I am exceptionally fortunate to have studied abroad several times during my college career. I have completed four short term study abroad programs through CofC. These programs have varied in length and destination: from a one-week spring break trip in Cuba, to two two-week Maymesters in Ghana and Iceland respectively, to a three-week summer program in England and France. Now, I am halfway through my semester abroad in Greece. Other than the length of stay and the amount of credits one can earn, I have noticed several differences between short-term and long-term programs, and I would like to share what I have learned in my study abroad experiences thus far.
Short term study abroad programs are essentially extended guided tours of a particular destination with other CofC students led by CofC Professors and local guides. Excursions are typically included in the cost of the program fee, and most activities are compulsory for the entire group, so there is a lot of time spent in vans, museums and restaurants with your fellow student-travelers. Schoolwork is based on the excursions and activities on the trip, although some additional reading and writing will probably be required. Accommodations will be with other CofC students in hotels or dorms, and you will probably live close by to your Professors and guides. Because these trips try to pack lots of activities into a short amount of time, there is not much downtime, so one must be prepared for a jampacked itinerary.

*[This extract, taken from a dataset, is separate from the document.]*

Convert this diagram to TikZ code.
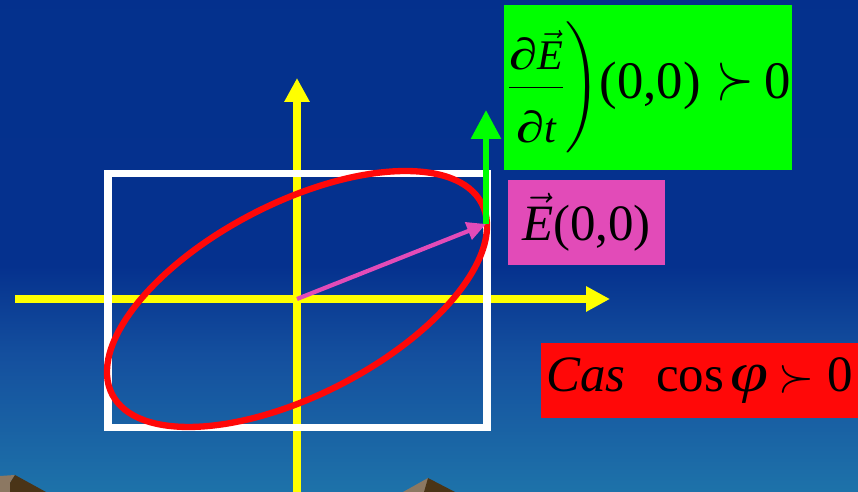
\documentclass[tikz,border=0pt]{standalone}
\usepackage{fix-cm}
\usepackage{amsmath}
\usepackage{graphicx}
\usepackage{fontspec}
\setmainfont{Liberation Serif}
\usetikzlibrary{arrows.meta, positioning}
\definecolor{skytop}{HTML}{03308C}
\definecolor{skyedge}{HTML}{05318E}
\definecolor{skymid}{HTML}{144F9E}
\definecolor{skylow}{HTML}{1B68A6}
\definecolor{skydeep}{HTML}{2185B0}
\definecolor{skybot}{HTML}{2BB1C4}
\definecolor{axisyel}{HTML}{FFFF00}
\definecolor{ellred}{HTML}{FF0808}
\definecolor{vecpink}{HTML}{E24BB8}
\definecolor{vecgreen}{HTML}{00FF00}
\definecolor{rocklt}{HTML}{8C7862}
\definecolor{rockdk}{HTML}{4A3417}
\pgfdeclareverticalshading{skyfade}{100bp}{color(0bp)=(skybot); color(18bp)=(skydeep); color(29bp)=(skylow); color(39bp)=(skymid); color(48bp)=(skyedge); color(100bp)=(skytop)}
\newcommand{\pd}{\mbox{\itshape\scalebox{1.35}[1.05]{∂}}}
\newcommand{\bigsucc}[2]{\scalebox{#1}[#2]{\fontsize{25}{25}\selectfont$\succ$}}

\begin{document}
\begin{tikzpicture}[
  x=0.02cm, y=-0.02cm,
  axis/.style={axisyel, line width=4pt, -{Triangle[length=0.48cm, width=0.48cm]}},
  eqbox/.style={inner sep=0pt, anchor=center, text=black},
]

% Dimensions (pixel units of the slide)
\pgfmathsetmacro{\ox}{297}      % origin x
\pgfmathsetmacro{\oy}{299}      % origin y
\pgfmathsetmacro{\tilt}{27.3}   % ellipse tilt

% Background
\useasboundingbox (0,0) rectangle (858,492);
\shade[shading=skyfade] (0,0) rectangle (858,492);

% Rocks at the bottom edge
\fill[rocklt] (0,476) -- (15,475) -- (10,483) -- (10,492) -- (0,492) -- cycle;
\fill[rockdk] (15,475) -- (46,492) -- (10,492) -- (10,483) -- cycle;
\fill[rocklt] (403,492) -- (428,478) -- (434,492) -- cycle;
\fill[rockdk] (428,478) -- (455,492) -- (424,492) -- cycle;

% --- Axes ---
\coordinate (O) at (\ox,\oy);
\coordinate (xstart) at (15,\oy);
\coordinate (xend) at (610,\oy);
\coordinate (ystart) at (\ox,492);
\coordinate (yend) at (\ox,78);
\draw[axis] (xstart) -- (xend);
\draw[axis] (ystart) -- (yend);

% --- Frame of the field ---
\draw[white, line width=4pt] (108,173.5) rectangle (487,427.5);

% --- Polarisation ellipse ---
\draw[ellred, line width=3.6pt, rotate around={\tilt:(O)}]
  (O) ellipse [x radius=208, y radius=96];

% --- Field vector and its time derivative ---
\coordinate (Etip) at (486,224);
\coordinate (dEtip) at (486,110);
\draw[vecgreen, line width=3.4pt, -{Triangle[length=0.58cm, width=0.58cm]}]
  (Etip) -- (dEtip);
\draw[vecpink, line width=2.4pt, -{Triangle[length=0.38cm, width=0.36cm]}]
  (O) -- (Etip);

% --- Labels ---
\node[eqbox, fill=vecgreen, minimum width=5.76cm, minimum height=3.3cm] (rate) at (648,87.5)
  {{\fontsize{24}{28}\selectfont$\left.\dfrac{\pd\vec{\mbox{\itshape E}}}{\rule{0pt}{1.15em}\pd\mbox{\itshape t}}\vphantom{\rule[-1.1cm]{0pt}{2.3cm}}\right)$}%
   {\fontsize{30}{36}\selectfont(0,0)\hspace{0.3em}\bigsucc{1.1}{1.5}\hspace{0.2em}0}};
\node[eqbox, fill=vecpink, minimum width=3.14cm, minimum height=1.7cm] (field) at (586.5,222.5)
  {\fontsize{29}{34}\selectfont$\vec{\mbox{\itshape E}}$(0,0)};
\node[eqbox, fill=ellred, minimum width=6.34cm, minimum height=1.5cm] (case) at (699.5,380.5)
  {\fontsize{29}{34}\selectfont\textit{Cas}\hspace{0.6em}cos\hspace{0.12em}\scalebox{1.35}[1.1]{\textit{φ}}\hspace{0.2em}\bigsucc{1.05}{1.1}\hspace{0.25em}0};

\end{tikzpicture}
\end{document}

Long term study abroad programs are more of a create-your-own adventure. Depending on which type of program you choose (CofC, Exchange, or Affiliate), you may be with several other CofC students and professors, or you may be the only person from South Carolina at your host institution. Unless you are on a CofC program, you will need to figure out your housing with the host institution. Although you should not base your decision on where to study abroad based on living facilities, you should keep in mind that you will be living in this place for four-ish months, and you will face the same challenges with living situations you face in Charleston (i.e. sharing a double room is no more appealing abroad then it is in Charleston, and a communal kitchen shared by eight college-aged males gets just as dirty abroad as it would in the states). Whereas on a short-term program you will have very little downtime, in a semester program you will have ample amounts of free time, and it is yours to spend as you please. Other than a couple excursions organized by your host institution, all of your travel arrangements will be initiated by you and your friends, and you will not have anyone to take you to an early-morning train—or remind you when to wake up for it, for that matter—as you would on a short term program.
Of course, these observations are just based on my own limited experiences, so other programs are guaranteed to be different. Whichever type of program you choose, your study abroad experience will be an amazing opportunity to live and learn in a new part of the world, whether it is just for a week or for many months.